‘Shovel Ready’ BS

Popular Mechanics has a great piece on the myth of “shovel ready” infrastructure projects:

The programs that would meet the bill’s 90-day restriction are, for the most part, an unappealing mix of projects that were either shelved after being fully designed and engineered, and have since become outmoded or irrelevant, or projects with limited scope and ambition. No one’s building a smart electric grid or revamping a water system on 90 days notice. The best example of a shovel-ready project, and what engineers believe could become the biggest recipient of the transportation-related portion of the bill’s funding, is road resurfacing—important maintenance work, but not a meaningful way to rein in a national infrastructure crisis. “In developing countries, there are roads that are so bad, they create congestion, because drivers are constantly forced to slow down,” says David Levinson, an associate professor in the University of Minnesota’s civil engineering department. “That’s not the case here. If the road’s a little bit rougher, drivers will feel it, but that’s not going to cause you to go any slower. So the economic benefit of those projects is pretty low.”

That might be acceptable to people focused purely on fostering rapid job growth‹but, ironically, such stimulus spending could fall short on that measure, as well. “In the 1930s, when you were literally building with shovels, that might have made sense. That was largely unskilled labor. Today, it’s blue collar, but it’s not unskilled,” Levinson says. “The guy brushing the asphalt back and forth is unskilled, but the guy operating the steamroller isn’t. And there’s an assumption out there that construction workers are interchangeable between residential and highway projects. But a carpenter isn’t a whole lot of help in building a road.”

It’s ironic given the I-35W bridge collapse being used as a symbol of America’s “failing infrastructure”—that collapse was the result of a design flaw that should have been spotted in the design phase. And what is our reaction to such problems? Push through a bunch of projects in a hurry rather than perform the sort of painstaking design that needs to be done before a project is truly “shovel ready.”

There is some wisdom to spending on infrastructure, but let us be honest. It won’t make a dent in the unemployment rate unless you believe that you can take a stockbroker and put her into a bulldozer and call that good enough. It won’t stimulate the economy because the money will go to government contractors who are the least affected by the economic slowdown. And what stimulus it does produce won’t be likely to come about until well after the slowdown is past. Justifying this sort of spending on the grounds of economic stimulus isn’t realistic.

If we want to spend money on infrastructure, we should do it right. That means assessing our needs in a realistic manner, spending only on projects that will make a real difference, having a realistic plan to build these projects, building them right the first time, and having a competitive bidding process to make sure that money isn’t being funneled to campaign contributors.

This bill is not about stimulus. It’s about the Democratic Party looting the future to pay off their political supporters. It is nearly 100% pure pork that will saddle the future with at least another $1,000,000,000,000 in debt—not counting interest.

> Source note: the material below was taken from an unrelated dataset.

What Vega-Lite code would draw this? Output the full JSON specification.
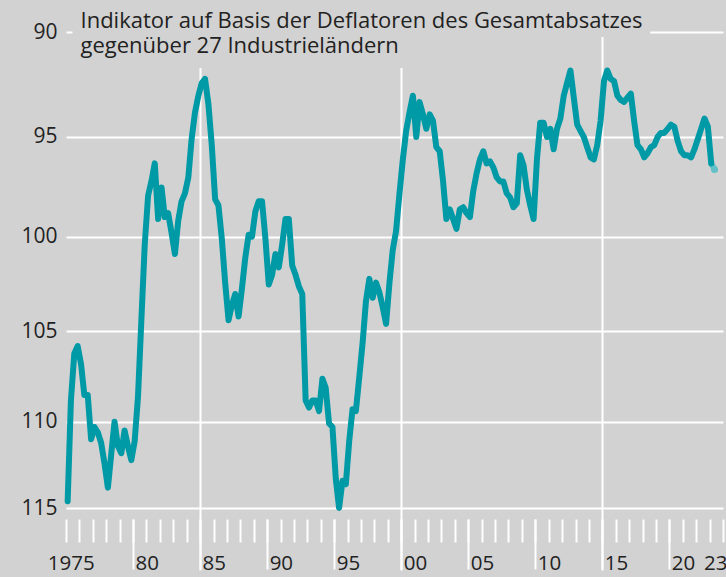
{
"$schema": "https://vega.github.io/schema/vega-lite/v6.json",
"width": 657, "height": 476,
"autosize": {"type": "none"},
"padding": {"left": 66, "top": 32, "right": 3, "bottom": 69},
"background": "#d2d2d2",
"config": {"view": {"stroke": null}, "font": "Open Sans"},
"title": {"text": ["Indikator auf Basis der Deflatoren des Gesamtabsatzes", "gegenüber 27 Industrieländern"], "orient": "top", "anchor": "start", "frame": "group", "offset": -54, "dx": 14.5, "baseline": "alphabetic", "fontSize": 22, "font": "Open Sans", "fontWeight": "normal", "color": "#222222", "lineHeight": 25},
"data": {"values": [
{"date":"1975-02-15","value":114.6},{"date":"1975-05-15","value":108.8},{"date":"1975-08-15","value":106.2},{"date":"1975-11-15","value":105.8},
{"date":"1976-02-15","value":106.8},{"date":"1976-05-15","value":108.5},{"date":"1976-08-15","value":108.5},{"date":"1976-11-15","value":111.0},
{"date":"1977-02-15","value":110.3},{"date":"1977-05-15","value":110.6},{"date":"1977-08-15","value":111.2},{"date":"1977-11-15","value":112.4},
{"date":"1978-02-15","value":113.8},{"date":"1978-05-15","value":111.9},{"date":"1978-08-15","value":110.0},{"date":"1978-11-15","value":111.4},
{"date":"1979-02-15","value":111.8},{"date":"1979-05-15","value":110.5},{"date":"1979-08-15","value":111.4},{"date":"1979-11-15","value":112.2},
{"date":"1980-02-15","value":111.1},{"date":"1980-05-15","value":108.6},{"date":"1980-08-15","value":104.4},{"date":"1980-11-15","value":100.4},
{"date":"1981-02-15","value":97.9},{"date":"1981-05-15","value":97.2},{"date":"1981-08-15","value":96.3},{"date":"1981-11-15","value":99.1},
{"date":"1982-02-15","value":97.5},{"date":"1982-05-15","value":99.0},{"date":"1982-08-15","value":98.8},{"date":"1982-11-15","value":99.8},
{"date":"1983-02-15","value":100.9},{"date":"1983-05-15","value":99.2},{"date":"1983-08-15","value":98.2},{"date":"1983-11-15","value":97.8},
{"date":"1984-02-15","value":97.0},{"date":"1984-05-15","value":95.1},{"date":"1984-08-15","value":93.8},{"date":"1984-11-15","value":93.0},
{"date":"1985-02-15","value":92.4},{"date":"1985-05-15","value":92.2},{"date":"1985-08-15","value":93.4},{"date":"1985-11-15","value":95.4},
{"date":"1986-02-15","value":98.1},{"date":"1986-05-15","value":98.4},{"date":"1986-08-15","value":100.1},{"date":"1986-11-15","value":102.4},
{"date":"1987-02-15","value":104.4},{"date":"1987-05-15","value":103.6},{"date":"1987-08-15","value":103.0},{"date":"1987-11-15","value":104.2},
{"date":"1988-02-15","value":102.7},{"date":"1988-05-15","value":101.1},{"date":"1988-08-15","value":99.9},{"date":"1988-11-15","value":100.0},
{"date":"1989-02-15","value":98.7},{"date":"1989-05-15","value":98.2},{"date":"1989-08-15","value":98.2},{"date":"1989-11-15","value":100.1},
{"date":"1990-02-15","value":102.5},{"date":"1990-05-15","value":102.0},{"date":"1990-08-15","value":100.9},{"date":"1990-11-15","value":101.6},
{"date":"1991-02-15","value":100.4},{"date":"1991-05-15","value":99.1},{"date":"1991-08-15","value":99.1},{"date":"1991-11-15","value":101.5},
{"date":"1992-02-15","value":102.0},{"date":"1992-05-15","value":102.6},{"date":"1992-08-15","value":103.0},{"date":"1992-11-15","value":108.8},
{"date":"1993-02-15","value":109.2},{"date":"1993-05-15","value":108.8},{"date":"1993-08-15","value":108.8},{"date":"1993-11-15","value":109.4},
{"date":"1994-02-15","value":107.6},{"date":"1994-05-15","value":108.1},{"date":"1994-08-15","value":110.1},{"date":"1994-11-15","value":110.3},
{"date":"1995-02-15","value":113.3},{"date":"1995-05-15","value":115.0},{"date":"1995-08-15","value":113.4},{"date":"1995-11-15","value":113.6},
{"date":"1996-02-15","value":111.1},{"date":"1996-05-15","value":109.3},{"date":"1996-08-15","value":109.4},{"date":"1996-11-15","value":107.5},
{"date":"1997-02-15","value":105.6},{"date":"1997-05-15","value":103.4},{"date":"1997-08-15","value":102.2},{"date":"1997-11-15","value":103.2},
{"date":"1998-02-15","value":102.4},{"date":"1998-05-15","value":102.9},{"date":"1998-08-15","value":103.7},{"date":"1998-11-15","value":104.6},
{"date":"1999-02-15","value":102.4},{"date":"1999-05-15","value":100.7},{"date":"1999-08-15","value":99.7},{"date":"1999-11-15","value":97.8},
{"date":"2000-02-15","value":96.1},{"date":"2000-05-15","value":94.7},{"date":"2000-08-15","value":93.8},{"date":"2000-11-15","value":93.0},
{"date":"2001-02-15","value":95.0},{"date":"2001-05-15","value":93.3},{"date":"2001-08-15","value":93.9},{"date":"2001-11-15","value":94.6},
{"date":"2002-02-15","value":93.9},{"date":"2002-05-15","value":94.2},{"date":"2002-08-15","value":95.5},{"date":"2002-11-15","value":95.7},
{"date":"2003-02-15","value":97.2},{"date":"2003-05-15","value":99.1},{"date":"2003-08-15","value":98.6},{"date":"2003-11-15","value":99.1},
{"date":"2004-02-15","value":99.6},{"date":"2004-05-15","value":98.6},{"date":"2004-08-15","value":98.5},{"date":"2004-11-15","value":98.8},
{"date":"2005-02-15","value":99.0},{"date":"2005-05-15","value":97.7},{"date":"2005-08-15","value":96.8},{"date":"2005-11-15","value":96.1},
{"date":"2006-02-15","value":95.7},{"date":"2006-05-15","value":96.3},{"date":"2006-08-15","value":96.2},{"date":"2006-11-15","value":96.5},
{"date":"2007-02-15","value":97.0},{"date":"2007-05-15","value":97.2},{"date":"2007-08-15","value":97.2},{"date":"2007-11-15","value":97.8},
{"date":"2008-02-15","value":98.0},{"date":"2008-05-15","value":98.5},{"date":"2008-08-15","value":98.3},{"date":"2008-11-15","value":95.9},
{"date":"2009-02-15","value":96.4},{"date":"2009-05-15","value":97.6},{"date":"2009-08-15","value":98.4},{"date":"2009-11-15","value":99.1},
{"date":"2010-02-15","value":96.1},{"date":"2010-05-15","value":94.3},{"date":"2010-08-15","value":94.3},{"date":"2010-11-15","value":95.0},
{"date":"2011-02-15","value":94.6},{"date":"2011-05-15","value":95.6},{"date":"2011-08-15","value":94.6},{"date":"2011-11-15","value":94.1},
{"date":"2012-02-15","value":93.0},{"date":"2012-05-15","value":92.4},{"date":"2012-08-15","value":91.8},{"date":"2012-11-15","value":93.1},
{"date":"2013-02-15","value":94.4},{"date":"2013-05-15","value":94.7},{"date":"2013-08-15","value":95.0},{"date":"2013-11-15","value":95.5},
{"date":"2014-02-15","value":96.0},{"date":"2014-05-15","value":96.1},{"date":"2014-08-15","value":95.4},{"date":"2014-11-15","value":94.2},
{"date":"2015-02-15","value":92.3},{"date":"2015-05-15","value":91.8},{"date":"2015-08-15","value":92.2},{"date":"2015-11-15","value":92.3},
{"date":"2016-02-15","value":93.0},{"date":"2016-05-15","value":93.2},{"date":"2016-08-15","value":93.3},{"date":"2016-11-15","value":93.1},
{"date":"2017-02-15","value":92.9},{"date":"2017-05-15","value":94.2},{"date":"2017-08-15","value":95.4},{"date":"2017-11-15","value":95.6},
{"date":"2018-02-15","value":96.0},{"date":"2018-05-15","value":95.8},{"date":"2018-08-15","value":95.5},{"date":"2018-11-15","value":95.4},
{"date":"2019-02-15","value":95.0},{"date":"2019-05-15","value":94.8},{"date":"2019-08-15","value":94.8},{"date":"2019-11-15","value":94.6},
{"date":"2020-02-15","value":94.4},{"date":"2020-05-15","value":94.5},{"date":"2020-08-15","value":95.2},{"date":"2020-11-15","value":95.7},
{"date":"2021-02-15","value":95.9},{"date":"2021-05-15","value":95.9},{"date":"2021-08-15","value":96.0},{"date":"2021-11-15","value":95.6},
{"date":"2022-02-15","value":95.1},{"date":"2022-05-15","value":94.6},{"date":"2022-08-15","value":94.1},{"date":"2022-11-15","value":94.5},
{"date":"2023-02-15","value":96.3},{"date":"2023-05-15","value":96.6,"est":true}
]},
"resolve": {"axis": {"x": "independent"}},
"layer": [
{"data": {"values": [{}]},
 "mark": {"type": "rect", "color": "#d2d2d2"},
 "encoding": {
  "x": {"datum": {"year": 1975, "month": 6, "date": 27, "utc": true}, "type": "temporal", "axis": null, "scale": {"type": "utc", "domain": [{"year": 1975, "month": 1, "date": 1, "utc": true}, {"year": 2024, "month": 1, "date": 1, "utc": true}]}},
  "x2": {"datum": {"year": 2018, "month": 7, "date": 30, "utc": true}},
  "y": {"datum": 89.7, "type": "quantitative", "scale": {"type": "log", "domain": [90, 115], "reverse": true, "nice": false, "zero": false}, "axis": {"values": [90, 95, 100, 105, 110, 115], "title": null, "format": "d", "grid": true, "gridColor": "#ffffff", "gridWidth": 2, "ticks": false, "domain": false, "labelFontSize": 21, "labelColor": "#222222", "labelPadding": 9, "labelFlush": false, "labelOverlap": false}},
  "y2": {"datum": 90.23}
 }},
{"data": {"values": [{}]},
 "mark": {"type": "rect", "color": "#d2d2d2"},
 "encoding": {
  "x": {"datum": {"year": 1975, "month": 6, "date": 27, "utc": true}, "type": "temporal", "axis": null},
  "x2": {"datum": {"year": 2000, "month": 4, "date": 12, "utc": true}},
  "y": {"datum": 90.2, "type": "quantitative"},
  "y2": {"datum": 91.68}
 }},
{"transform": [{"filter": "utcyear(datum.date) == 2023"}],
 "mark": {"type": "line", "color": "#62c1c7", "strokeWidth": 6, "strokeCap": "round", "strokeJoin": "round"},
 "encoding": {
  "x": {"field": "date", "type": "temporal", "axis": {"orient": "bottom", "title": null, "grid": false, "domain": false, "offset": 11,
    "values": [{"year": 1975, "month": 3, "date": 15, "utc": true}, {"year": 1980, "utc": true}, {"year": 1985, "utc": true}, {"year": 1990, "utc": true}, {"year": 1995, "utc": true}, {"year": 2000, "utc": true}, {"year": 2005, "utc": true}, {"year": 2010, "utc": true}, {"year": 2015, "utc": true}, {"year": 2020, "utc": true}, {"year": 2023, "month": 4, "date": 10, "utc": true}],
    "tickSize": 50, "tickWidth": 2, "tickColor": "#ffffff",
    "tickOpacity": {"condition": {"test": "utcyear(datum.value) == 1975 || utcyear(datum.value) == 2023", "value": 0}, "value": 1},
    "labelExpr": "utcyear(datum.value) == 1975 ? '1975' : utcFormat(datum.value, '%y')",
    "labelAlign": {"condition": {"test": "utcyear(datum.value) == 1975 || utcyear(datum.value) == 2023", "value": "center"}, "value": "left"},
    "labelBaseline": "alphabetic", "labelPadding": 0, "labelOffset": 2, "labelFontSize": 20.5, "labelColor": "#222222", "labelFlush": false, "labelOverlap": false, "labelBound": false}},
  "y": {"field": "value", "type": "quantitative"}
 }},
{"transform": [{"filter": "!datum.est"}],
 "mark": {"type": "line", "color": "#009aa6", "strokeWidth": 6, "strokeCap": "round", "strokeJoin": "round"},
 "encoding": {
  "x": {"field": "date", "type": "temporal", "axis": {"orient": "bottom", "title": null, "grid": false, "domain": false, "labels": false, "offset": 11, "tickCount": {"interval": "year", "step": 1}, "tickSize": 23, "tickWidth": 2, "tickColor": "#ffffff"}},
  "y": {"field": "value", "type": "quantitative"}
 }},
{"transform": [{"filter": "datum.est"}],
 "mark": {"type": "point", "filled": true, "color": "#62c1c7", "size": 50, "opacity": 1},
 "encoding": {
  "x": {"field": "date", "type": "temporal", "axis": {"orient": "bottom", "title": null, "domain": false, "labels": false, "offset": 0,
    "values": [{"year": 1985, "utc": true}, {"year": 2000, "utc": true}, {"year": 2015, "utc": true}],
    "grid": true, "gridColor": "#ffffff", "gridWidth": 2, "gridOpacity": 1, "tickSize": 62, "tickWidth": 2, "tickColor": "#ffffff"}},
  "y": {"field": "value", "type": "quantitative"}
 }}
]
}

Even the Congressional Budget Office finds that the “stimulus” bill will just shift the costs to future generations. We can’t rob Peter to pay Paul and expect to get away with it. Recent history should demonstrate all too well why such ideas don’t work.

We need a real stimulus package, not an act of wanton irresponsibility. If President Obama were to demonstrate real leadership, he would tell Reid and Pelosi to stop playing childish partisan games and send him a bill that is nothing but stimulus and no pork—and if they refuse, he should veto it. We need real infrastructure repair, not political cronyism. The only shovel that’s ready to go is the shovel needed to clear out all the B.S. surrounding this bill.